Authors:
(1) Jianzhu Yao, The CoAI group, Tsinghua University, Beijing, China Department of Computer Science and Technology, Tsinghua University, Beijing, China Beijing National Research Center for Information Science and Technology;
(2) Ziqi Liu, The CoAI group, Tsinghua University, Beijing, China Department of Computer Science and Technology, Tsinghua University, Beijing, China Beijing National Research Center for Information Science and Technology;
(3) Jian Guan, The CoAI group, Tsinghua University, Beijing, China Department of Computer Science and Technology, Tsinghua University, Beijing, China Beijing National Research Center for Information Science and Technology;
(4) Minlie Huang, The CoAI group, Tsinghua University, Beijing, China Department of Computer Science and Technology, Tsinghua University, Beijing, China Beijing National Research Center for Information Science and Technology.
Story Understanding and Generation Recently there have been various tasks proposed to assess the ability of story understanding and generation such as story ending selection (Zhou et al., 2019), story ending generation (Guan et al., 2019), story completion (Wang and Wan, 2019), story character identification (Brahman et al., 2021), story generation from prompts (Fan et al., 2018), titles (Yao et al., 2019) and beginnings (Guan et al., 2020). Another line of work focused on controllable attributes in story generation such as keywords (Xu et al., 2020), outlines (Rashkin et al., 2020), emotional trajectories (Brahman and Chaturvedi, 2020), styles (Kong et al., 2021) and characters’ personalities (Zhang et al., 2022). Different from them, we emphasize the importance of dialogue in developing characters and maintaining the story’s coherence.
Dialogue in story The dialogue context is comprised of a variety of messages from users and the system, determining the conversation topic and the user’s goal for the conversation(Serban et al., 2017). The dialogue in the story makes this feature more apparent. Recently, like AI Dungeon, some text adventure games focus on players and machines co-creating stories. Li et al. (2022) proposed the idea that players can play the role of the chosen character and chat with others through the dialogue, while Xi et al. (2021) presented an AI game where players can explore different ways to reach the plot goals. In contrast, our tasks focus on both the understanding and generation of dialogue in the story, and they can be easily generalized to more complex AI interactive games.
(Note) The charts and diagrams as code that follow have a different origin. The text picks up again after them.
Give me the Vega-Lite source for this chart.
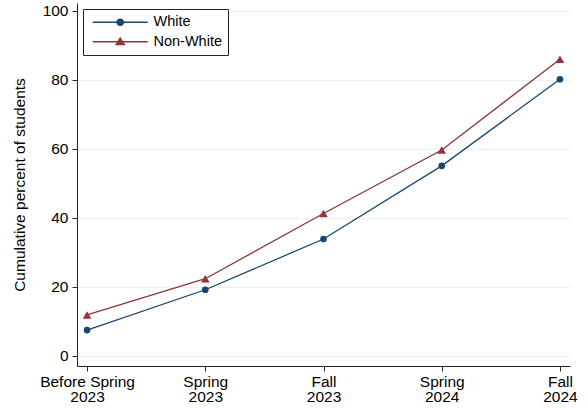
{
  "$schema": "https://vega.github.io/schema/vega-lite/v6.json",
  "width": 493,
  "height": 363,
  "autosize": {"type": "none"},
  "padding": {"left": 77, "top": 3, "right": 16, "bottom": 42},
  "background": "white",
  "data": {
    "values": [
      {"period": "Before Spring 2023", "group": "White", "pct": 7.5},
      {"period": "Spring 2023", "group": "White", "pct": 19.2},
      {"period": "Fall 2023", "group": "White", "pct": 33.9},
      {"period": "Spring 2024", "group": "White", "pct": 55.1},
      {"period": "Fall 2024", "group": "White", "pct": 80.2},
      {"period": "Before Spring 2023", "group": "Non-White", "pct": 11.9},
      {"period": "Spring 2023", "group": "Non-White", "pct": 22.4},
      {"period": "Fall 2023", "group": "Non-White", "pct": 41.3},
      {"period": "Spring 2024", "group": "Non-White", "pct": 59.7},
      {"period": "Fall 2024", "group": "Non-White", "pct": 86.0}
    ]
  },
  "encoding": {
    "x": {
      "field": "period",
      "type": "ordinal",
      "sort": ["Before Spring 2023", "Spring 2023", "Fall 2023", "Spring 2024", "Fall 2024"],
      "scale": {"type": "point", "padding": 0.085},
      "axis": {
        "title": null,
        "labelAngle": 0,
        "labelPadding": 3,
        "labelLineHeight": 15.5,
        "labelExpr": "[slice(datum.label, 0, lastindexof(datum.label, ' ')), slice(datum.label, lastindexof(datum.label, ' ') + 1)]"
      }
    },
    "y": {
      "field": "pct",
      "type": "quantitative",
      "scale": {"domain": [-2.9, 102.3], "nice": false, "zero": false},
      "axis": {
        "title": "Cumulative percent of students",
        "values": [0, 20, 40, 60, 80, 100],
        "grid": true,
        "gridColor": "#eaf2f3",
        "gridWidth": 1,
        "labelPadding": 4,
        "titlePadding": 15
      }
    }
  },
  "layer": [
    {
      "mark": {"type": "line", "strokeWidth": 1.3},
      "encoding": {
        "color": {
          "field": "group",
          "type": "nominal",
          "scale": {"domain": ["White", "Non-White"], "range": ["#1a476f", "#90353b"]},
          "legend": {
            "encode": {
              "symbols": {
                "update": {
                  "shape": {"signal": "datum.value === 'White' ? 'M-8.2,0H8.2M0.95,0A0.95,0.95 0 1,1 -0.95,0A0.95,0.95 0 1,1 0.95,0' : 'M-8.2,0H8.2M0,-1.1L1.25,0.85L-1.25,0.85Z'"},
                  "size": {"value": 45},
                  "stroke": {"signal": "datum.value === 'White' ? '#1a476f' : '#90353b'"},
                  "fill": {"signal": "datum.value === 'White' ? '#1a476f' : '#90353b'"},
                  "strokeWidth": {"value": 1.3},
                  "opacity": {"value": 1}
                }
              }
            }
          }
        }
      }
    },
    {
      "transform": [{"filter": "datum.group === 'White'"}],
      "mark": {"type": "point", "filled": true, "opacity": 1, "shape": "circle", "size": 45},
      "encoding": {
        "fill": {
          "field": "group",
          "type": "nominal",
          "legend": null,
          "scale": {"domain": ["White", "Non-White"], "range": ["#1a476f", "#90353b"]}
        }
      }
    },
    {
      "transform": [{"filter": "datum.group === 'Non-White'"}],
      "mark": {"type": "point", "filled": true, "opacity": 1, "shape": "triangle-up", "size": 75},
      "encoding": {
        "fill": {"field": "group", "type": "nominal", "legend": null}
      }
    }
  ],
  "config": {
    "font": "Liberation Sans",
    "view": {"stroke": null},
    "axis": {
      "domainColor": "#222222",
      "domainWidth": 1,
      "tickColor": "#222222",
      "tickSize": 5,
      "labelColor": "#000000",
      "labelFontSize": 15.5,
      "titleFontSize": 15.5,
      "titleFontWeight": "normal",
      "titleColor": "#000000",
      "labelPadding": 3
    },
    "legend": {
      "title": null,
      "orient": "top-left",
      "offset": 6,
      "strokeColor": "#222222",
      "strokeWidth": 1,
      "fillColor": "white",
      "padding": 6,
      "labelFontSize": 14.5,
      "labelColor": "#000000",
      "rowPadding": 4.5,
      "symbolOffset": 24,
      "labelOffset": 26,
      "symbolStrokeWidth": 1.3
    }
  }
}
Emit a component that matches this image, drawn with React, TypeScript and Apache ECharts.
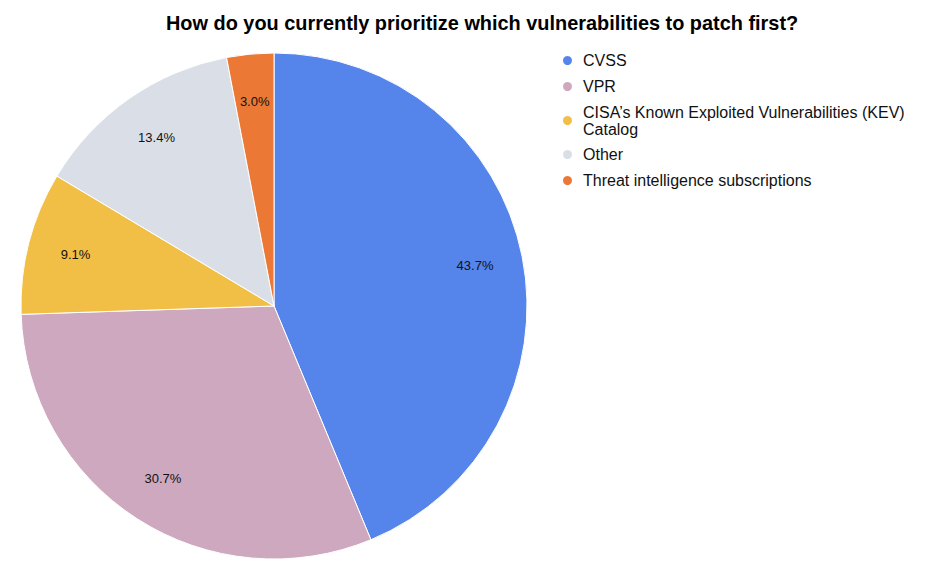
import React, { useEffect, useRef } from "react";
import * as echarts from "echarts";

const categories = [
  "CVSS",
  "VPR",
  "CISA’s Known Exploited Vulnerabilities (KEV) Catalog",
  "Other",
  "Threat intelligence subscriptions",
];
const values = [43.7, 30.7, 9.1, 13.4, 3.0];
const colors = ["#5585EB", "#CDA8BF", "#F1BF45", "#D9DEE7", "#EB7835"];
const titleText = "How do you currently prioritize which vulnerabilities to patch first?";

const FONT = "'Liberation Sans', Arial, Helvetica, sans-serif";

export default function App() {
  const ref = useRef<HTMLDivElement>(null);
  useEffect(() => {
    if (!ref.current) return;
    const chart = echarts.init(ref.current, null, { renderer: "svg" });
    const data = categories.map((name, i) => ({
      name,
      value: values[i],
      itemStyle: { color: colors[i] },
    }));
    const legendText = (name: string) =>
      name.startsWith("CISA") ? "CISA’s Known Exploited Vulnerabilities (KEV)\nCatalog" : name;
    const legendCommon = {
      orient: "vertical" as const,
      left: 561,
      icon: "circle",
      itemWidth: 21,
      itemHeight: 11,
      itemGap: 9,
      padding: 0,
      formatter: legendText,
      textStyle: { fontFamily: FONT, fontSize: 16, color: "#111", lineHeight: 17 },
    };
    chart.setOption({
      animation: false,
      title: {
        text: titleText,
        left: 166,
        top: 13,
        padding: 0,
        textStyle: { fontFamily: FONT, fontSize: 19.9, fontWeight: "bold", color: "#000" },
      },
      legend: [
        {
          ...legendCommon,
          top: 52,
          data: [
            categories[0],
            categories[1],
            { name: categories[2], textStyle: { padding: [0, 0, -17, 0] } },
          ],
        },
        {
          ...legendCommon,
          top: 146,
          data: [categories[3], categories[4]],
        },
      ],
      series: [
        {
          type: "pie",
          center: [274, 306],
          radius: [0, 253],
          startAngle: 90,
          clockwise: true,
          label: { show: false },
          labelLine: { show: false },
          itemStyle: { borderColor: "#fff", borderWidth: 1 },
          emphasis: { disabled: true },
          data,
        },
        {
          type: "pie",
          center: [274, 306],
          radius: [151, 253],
          startAngle: 90,
          clockwise: true,
          silent: true,
          emphasis: { disabled: true },
          itemStyle: { color: "transparent", borderWidth: 0 },
          label: {
            show: true,
            position: "inside",
            formatter: (p: any) => `${Number(p.value).toFixed(1)}%`,
            fontFamily: FONT,
            fontSize: 13,
            color: "#111",
          },
          labelLine: { show: false },
          data: categories.map((name, i) => ({
            name,
            value: values[i],
            itemStyle: { color: "transparent" },
          })),
        },
      ],
    });
    return () => chart.dispose();
  }, []);
  return (
    <div
      ref={ref}
      style={{ position: "absolute", top: 0, left: 0, width: 929, height: 570, background: "#fff" }}
    />
  );
}
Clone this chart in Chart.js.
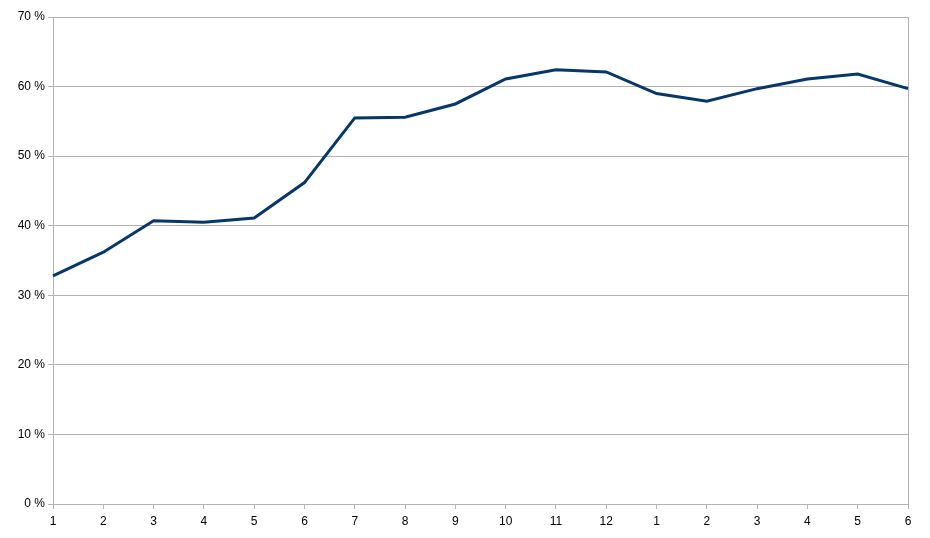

Character Representations Dialogue unfolds in a story around several inter-related characters. Accordingly, it is essential to capture the traits of different characters for dialogue modeling. Ji et al. (2017); Clark et al. (2018) proposed to update characters’ representations dynamically based on previous hidden outputs to track their states, which does not apply to the parallel architecture of Transformer for training. Azab et al. (2019) derived character representations from their corresponding dialogue turns. In contrast, we learn character representations from story plots, which then serve to understand and generate dialogue.